The clusters discovered by k-Means are used to score a new record by estimating the probabilities that the new record belongs to each of the k clusters. The cluster with the highest probability is assigned to the record.

  1. In this step, you will make predictions on the CUSTOMER_DATA_CLEAN and add the CUST_ID as a supplemental column so that you can uniquely associate scores with the data. To do so run the below script:

    pred = km_mod3.predict(CUSTOMER_DATA_CLEAN, supplemental_cols = CUSTOMER_DATA_CLEAN[["CUST_ID"]])
    z.show(pred)

    Shows the prediction for the test data.

  2. To make predictions that return probability for each cluster on the data use predict_proba function.
    pred = km_mod3.predict_proba(CUSTOMER_DATA_CLEAN, supplemental_cols = CUSTOMER_DATA_CLEAN[["CUST_ID"]])
    z.show(pred)

    Shows the predict prob.

  3. With Embedded Python Execution, all the above tasks can be achieved.

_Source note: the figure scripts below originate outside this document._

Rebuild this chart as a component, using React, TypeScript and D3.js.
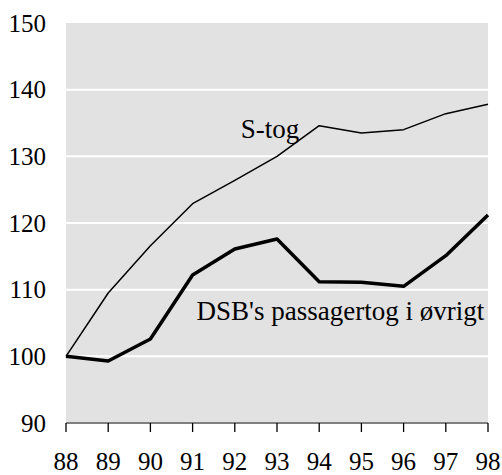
import * as d3 from "d3";

const years = ["88", "89", "90", "91", "92", "93", "94", "95", "96", "97", "98"];
const sTog = [100, 109.5, 116.6, 122.9, 126.4, 130.0, 134.6, 133.5, 134.0, 136.4, 137.8];
const dsbOevrigt = [100, 99.3, 102.6, 112.2, 116.1, 117.6, 111.2, 111.1, 110.5, 115.1, 121.2];
const yTicks = [90, 100, 110, 120, 130, 140, 150];

const WIDTH = 502;
const HEIGHT = 475;
const FONT = "Liberation Serif";

const margin = { top: 23, right: 14, bottom: 52, left: 66 };
const innerWidth = WIDTH - margin.left - margin.right;
const innerHeight = HEIGHT - margin.top - margin.bottom;

const App = () => {
  const xScale = d3.scalePoint().domain(years).range([0, innerWidth]);
  const yScale = d3.scaleLinear().domain([90, 150]).range([innerHeight, 0]);

  const line = d3
    .line<number>()
    .x((_, i) => xScale(years[i]) as number)
    .y((d) => yScale(d));

  return (
    <svg
      width={WIDTH}
      height={HEIGHT}
      fontFamily={FONT}
      style={{ display: "block", position: "absolute", left: 0, top: 0, background: "#fff" }}
    >
      <g transform={`translate(${margin.left},${margin.top})`}>
        <rect x={0} y={0} width={innerWidth} height={innerHeight} fill="#e2e2e2" />

        {yTicks
          .filter((t) => t > 90 && t < 150)
          .map((t) => (
            <line
              key={`grid-${t}`}
              x1={0}
              x2={innerWidth}
              y1={yScale(t)}
              y2={yScale(t)}
              stroke="#fff"
              strokeWidth={2}
            />
          ))}

        {yTicks.map((t) => (
          <text
            key={`yl-${t}`}
            x={-20}
            y={yScale(t)}
            dy="0.35em"
            textAnchor="end"
            fontSize={25}
            fill="#000"
          >
            {t}
          </text>
        ))}

        {/* x axis */}
        <line x1={0} x2={innerWidth} y1={innerHeight} y2={innerHeight} stroke="#808080" strokeWidth={2} />
        {years.map((yr) => (
          <g key={`xt-${yr}`} transform={`translate(${xScale(yr)},${innerHeight})`}>
            <line y1={0} y2={9} stroke="#000" strokeWidth={1.3} />
            <text y={47} textAnchor="middle" fontSize={25} fill="#000">
              {yr}
            </text>
          </g>
        ))}

        <path d={line(sTog) ?? ""} fill="none" stroke="#000" strokeWidth={1.5} strokeLinejoin="round" />
        <path d={line(dsbOevrigt) ?? ""} fill="none" stroke="#000" strokeWidth={3.5} strokeLinejoin="round" />

        <text x={(xScale("92") as number) + 6} y={yScale(132.8)} fontSize={27} fill="#000">
          S-tog
        </text>
        <text x={(xScale("91") as number) + 4} y={yScale(105.4)} fontSize={27} fill="#000">
          DSB's passagertog i øvrigt
        </text>
      </g>
    </svg>
  );
};

export default App;
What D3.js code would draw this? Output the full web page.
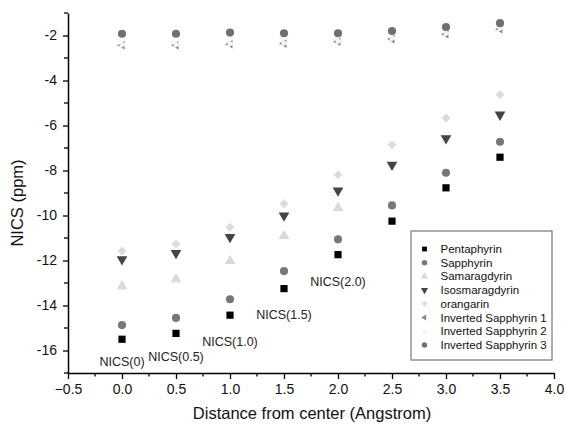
<!DOCTYPE html>
<html>
<head>
<meta charset="utf-8">
<script src="https://cdn.jsdelivr.net/npm/d3@7"></script>
<style>
  body { margin: 0; background: #fff; }
  text { font-family: "Liberation Sans", Arial, sans-serif; }
</style>
</head>
<body>
<div id="chart"></div>
<script>
// Set SVG area
var svgWidth = 566;
var svgHeight = 426;

// plot area edges (pixels)
var margin = { top: 13, right: 12, bottom: 53, left: 68 };
var width = svgWidth - margin.left - margin.right;
var height = svgHeight - margin.top - margin.bottom;

// distances from ring center (Angstrom)
var distances = [0, 0.5, 1.0, 1.5, 2.0, 2.5, 3.0, 3.5];

// NICS values (ppm)
var pentaphyrin = [-15.50, -15.24, -14.43, -13.25, -11.74, -10.25, -8.77, -7.41];
var sapphyrin = [-14.87, -14.55, -13.72, -12.47, -11.06, -9.55, -8.10, -6.72];
var samaragdyrin = [-13.14, -12.83, -12.02, -10.91, -9.66];
var isosmaragdyrin = [-11.95, -11.67, -10.96, -10.00, -8.89, -7.75, -6.57, -5.52];
var orangarin = [-11.58, -11.28, -10.52, -9.48, -8.19, -6.86, -5.67, -4.63];
var invSapphyrin1 = [-2.43, -2.43, -2.39, -2.36, -2.28, -2.16, -1.94, -1.72];
var invSapphyrin2 = [-2.40, -2.40, -2.37, -2.33, -2.25, -2.12, -1.90, -1.68];
var invSapphyrin3 = [-1.92, -1.92, -1.87, -1.90, -1.90, -1.80, -1.62, -1.45];

var seriesNames = ["Pentaphyrin", "Sapphyrin", "Samaragdyrin", "Isosmaragdyrin", "orangarin",
  "Inverted Sapphyrin 1", "Inverted Sapphyrin 2", "Inverted Sapphyrin 3"];
var seriesValues = [pentaphyrin, sapphyrin, samaragdyrin, isosmaragdyrin, orangarin,
  invSapphyrin1, invSapphyrin2, invSapphyrin3];

// annotation labels (data units)
var nicsLabels = ["NICS(0)", "NICS(0.5)", "NICS(1.0)", "NICS(1.5)", "NICS(2.0)"];
var nicsLabelX = [0, 0.5, 1.0, 1.5, 2.0];
var nicsLabelY = [-16.68, -16.45, -15.79, -14.61, -13.14];

// tick values
var xTicks = [-0.5, 0.0, 0.5, 1.0, 1.5, 2.0, 2.5, 3.0, 3.5, 4.0];
var yTicks = [-16, -14, -12, -10, -8, -6, -4, -2];

// marker styling per series
var markerStyle = [
  { shape: d3.symbolSquare, rot: 0, size: 52, color: "#000000" },
  { shape: d3.symbolCircle, rot: 0, size: 52, color: "#777777" },
  { shape: d3.symbolTriangle, rot: 0, size: 50, color: "#d9d9d9" },
  { shape: d3.symbolTriangle, rot: 180, size: 50, color: "#444444" },
  { shape: d3.symbolSquare, rot: 45, size: 40, color: "#dcdcdc" },
  { shape: d3.symbolTriangle, rot: -90, size: 32, color: "#888888" },
  { shape: d3.symbolTriangle, rot: 90, size: 32, color: "#f3f3f3" },
  { shape: d3.symbolCircle, rot: 0, size: 52, color: "#707070" }
];

var svg = d3.select("#chart")
  .append("svg")
  .attr("width", svgWidth)
  .attr("height", svgHeight);

var chartGroup = svg.append("g")
  .attr("transform", `translate(${margin.left}, ${margin.top})`);

var xScale = d3.scaleLinear().domain([-0.5, 4.0]).range([0, width]);
var yScale = d3.scaleLinear().domain([-17, -1]).range([height, 0]);

// minor ticks
var xMinor = d3.range(-0.25, 4.0, 0.5);
var yMinor = d3.range(-17, 0, 2);

var bottomAxis = d3.axisBottom(xScale).tickValues(xTicks).tickFormat(d3.format(".1f"))
  .tickSizeInner(6).tickSizeOuter(0).tickPadding(5);
var leftAxis = d3.axisLeft(yScale).tickValues(yTicks).tickFormat(d => String(d))
  .tickSizeInner(5).tickSizeOuter(0).tickPadding(6);

var xAxis = chartGroup.append("g")
  .attr("transform", `translate(0, ${height})`)
  .call(bottomAxis);
var yAxis = chartGroup.append("g").call(leftAxis);

[xAxis, yAxis].forEach(function(ax) {
  ax.select(".domain").attr("stroke", "#000").attr("stroke-width", 1.5);
  ax.selectAll(".tick line").attr("stroke", "#000").attr("stroke-width", 1.3);
  ax.selectAll(".tick text").attr("font-size", 14).attr("fill", "#111")
    .attr("font-family", "'Liberation Sans', Arial, sans-serif");
});
xAxis.selectAll(".tick text").attr("dy", "0.71em");

// minor tick marks
xAxis.selectAll(".minor").data(xMinor).enter().append("line")
  .attr("x1", d => xScale(d)).attr("x2", d => xScale(d))
  .attr("y1", 0).attr("y2", 3.5)
  .attr("stroke", "#000").attr("stroke-width", 1.3);
yAxis.selectAll(".minor").data(yMinor).enter().append("line")
  .attr("y1", d => yScale(d)).attr("y2", d => yScale(d))
  .attr("x1", 0).attr("x2", -4)
  .attr("stroke", "#000").attr("stroke-width", 1.3);

// axis titles
chartGroup.append("text")
  .attr("x", width / 2 + 1)
  .attr("y", height + 46)
  .attr("text-anchor", "middle")
  .attr("font-size", 16.5)
  .attr("fill", "#111")
  .text("Distance from center (Angstrom)");

chartGroup.append("text")
  .attr("transform", "rotate(-90)")
  .attr("x", -(190))
  .attr("y", -45)
  .attr("text-anchor", "middle")
  .attr("font-size", 16.5)
  .attr("fill", "#111")
  .text("NICS (ppm)");

// markers
seriesValues.forEach(function(values, i) {
  var st = markerStyle[i];
  var sym = d3.symbol().type(st.shape).size(st.size);
  chartGroup.append("g")
    .selectAll("path")
    .data(values)
    .enter()
    .append("path")
    .attr("d", sym)
    .attr("transform", (d, j) => `translate(${xScale(distances[j])}, ${yScale(d)}) rotate(${st.rot})`)
    .attr("fill", st.color);
});

// NICS annotations
chartGroup.selectAll(".nics")
  .data(nicsLabels)
  .enter()
  .append("text")
  .attr("x", (d, i) => xScale(nicsLabelX[i]))
  .attr("y", (d, i) => yScale(nicsLabelY[i]))
  .attr("text-anchor", "middle")
  .attr("font-size", 12.5)
  .attr("fill", "#222")
  .text(d => d);

// legend
var legend = svg.append("g").attr("transform", "translate(411, 231)");
legend.append("rect")
  .attr("width", 141).attr("height", 129)
  .attr("fill", "#fff")
  .attr("stroke", "#777").attr("stroke-width", 1.2);

seriesNames.forEach(function(name, i) {
  var st = markerStyle[i];
  var row = legend.append("g").attr("transform", `translate(0, ${18 + i * 13.7})`);
  row.append("path")
    .attr("d", d3.symbol().type(st.shape).size(st.size * 0.45))
    .attr("transform", `translate(13.5, 0) rotate(${st.rot})`)
    .attr("fill", st.color);
  row.append("text")
    .attr("x", 29.5)
    .attr("y", 4)
    .attr("font-size", 11.5)
    .attr("fill", "#111")
    .text(name);
});
</script>
</body>
</html>
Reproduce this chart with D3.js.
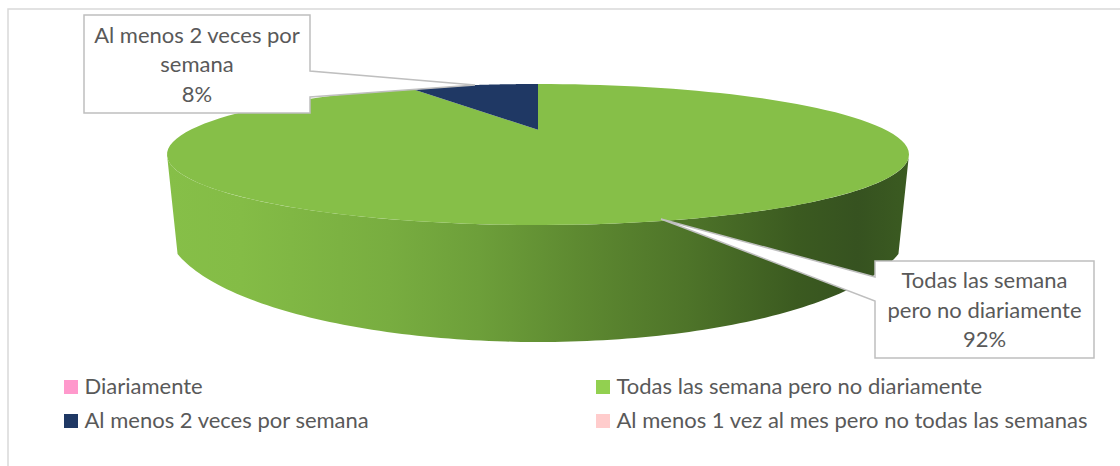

You can invoke user-defined Python functions in Python engines spawned and managed by the database environment. Use the oml.do_eval function to run a user-defined input function that builds a k-Means model, scores records, and displays the results.
    def build_km_1():
        
        setting = {'KMNS_ITERATIONS': 20,
               'KMNS_DISTANCE': 'KMNS_EUCLIDEAN',
               'KMNS_NUM_BINS': 10,
               'KMNS_DETAILS': 'KMNS_DETAILS_ALL',
               'PREP_AUTO': 'ON'}
       
        # Create a KM model object and fit it.
        try:
            oml.drop(model="CUST_CLUSTER_MODEL_EPE")
        except:
            pass
        km_mod_epe = oml.km(n_clusters = 3, **setting).fit(CUSTOMER_DATA_CLEAN, model_name = "CUST_CLUSTER_MODEL_EPE", case_id = 'CUST_ID')
         
        # Show model details.
        #km_mod_epe
        pred=(km_mod_epe.predict(CUSTOMER_DATA_CLEAN,  supplemental_cols =CUSTOMER_DATA_CLEAN[:, ['CUST_ID']]))
        return pred
     
    z.show(oml.do_eval(func = build_km_1))

    Shows the ouput for do_eval.

  4. Run the following script to display the probability score of customer c1 with CUST_ID (102308) belonging to each cluster.
    c1=CUSTOMER_DATA_CLEAN[CUSTOMER_DATA_CLEAN['CUST_ID']==102308]
    km_mod3.predict_proba(c1, supplemental_cols =c1['CUST_ID'])

    Shows the predict prob for 1 customer.

To sell a new gaming product, you must target customers who have already purchased Y_BOX_GAMES and have a high credit limit. You have successfully segmented the population into different clusters and the cluster with cluster-id 3 has the target population with the greatest percentage of customers who have already purchased Y_BOX_GAMES, with a mean CUST_CREDIT_LIMIT of 8322. So, you can confidently target customers in cluster-id 3 to sell a new game product.